4. nth gram analysis

unigram <- function(z) NGramTokenizer(z, Weka_control(min=1, max=1))
bigram <- function(z) NGramTokenizer(z, Weka_control(min=2, max=2))
trigram <- function(z) NGramTokenizer(z, Weka_control(min=3, max=3))
                                      
uniGram <- DocumentTermMatrix(corp, control=list(tokenize=unigram))

uniFreq <- sort(colSums(as.matrix(uniGram)),decreasing = TRUE)

uni_Freq <- data.frame(term=names(uniFreq), occur=uniFreq)

biGram <- DocumentTermMatrix(corp, control=list(tokenize=bigram))

biFreq <- sort(colSums(as.matrix(biGram)),decreasing = TRUE)
bi_Freq <- data.frame(term=names(biFreq), occur=biFreq)

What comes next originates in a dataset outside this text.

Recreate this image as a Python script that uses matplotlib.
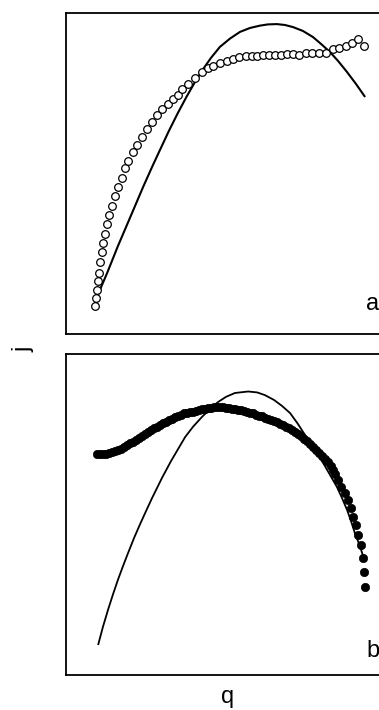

triGram <- DocumentTermMatrix(corp, control=list(tokenize=trigram))
triFreq <- sort(colSums(as.matrix(triGram)),decreasing = TRUE)
tri_Freq <- data.frame(term=names(triFreq), occur=triFreq)

5. Visualize word frequency

#unigram 
 ggplot(uni_Freq[uni_Freq$occur > 200 ,], aes(x = factor(term), y = occur))+ggtitle("Uni-gram:  Terms with Frequency > 200") +xlab("Terms") + ylab("Frequency") + geom_bar(stat="identity", color="blue") + theme(axis.text.x=element_text(angle=45, hjust=1))

#bigram 
 ggplot(bi_Freq[bi_Freq$occur > 50 ,], aes(x = factor(term), y = occur))+ggtitle("Bi-gram:  Terms with Frequency > 50") +xlab("Terms") + ylab("Frequency") + geom_bar(stat="identity",  color="red") + theme(axis.text.x=element_text(angle=45, hjust=1))

#Trigram 
 ggplot(tri_Freq[tri_Freq$occur > 10 ,], aes(x = factor(term), y = occur))+ggtitle("Bi-gram:  Terms with Frequency > 10") +xlab("Terms") + ylab("Frequency") + geom_bar(stat="identity",  color="green") + theme(axis.text.x=element_text(angle=45, hjust=1))

Milestone Report

AAleid

January 7, 2019

Natural Language Processing

Summary

The purpose of this document is to describe the process to prepare data to build a text predecitve model. The provided training data was obtained from three types of sources: blog, news and twitter. The described porcess in this documents includes:

1.Loading required libraries and Data

2. Metadata of Training set

3.Cleaning The Data

create document matrix

4. nth gram analysis

5. Visualize word frequency

6. Conclusion

The data, downloaded, cleaned, explored will be used to build a text predictive shiny app after the R code required for text prediction is completed.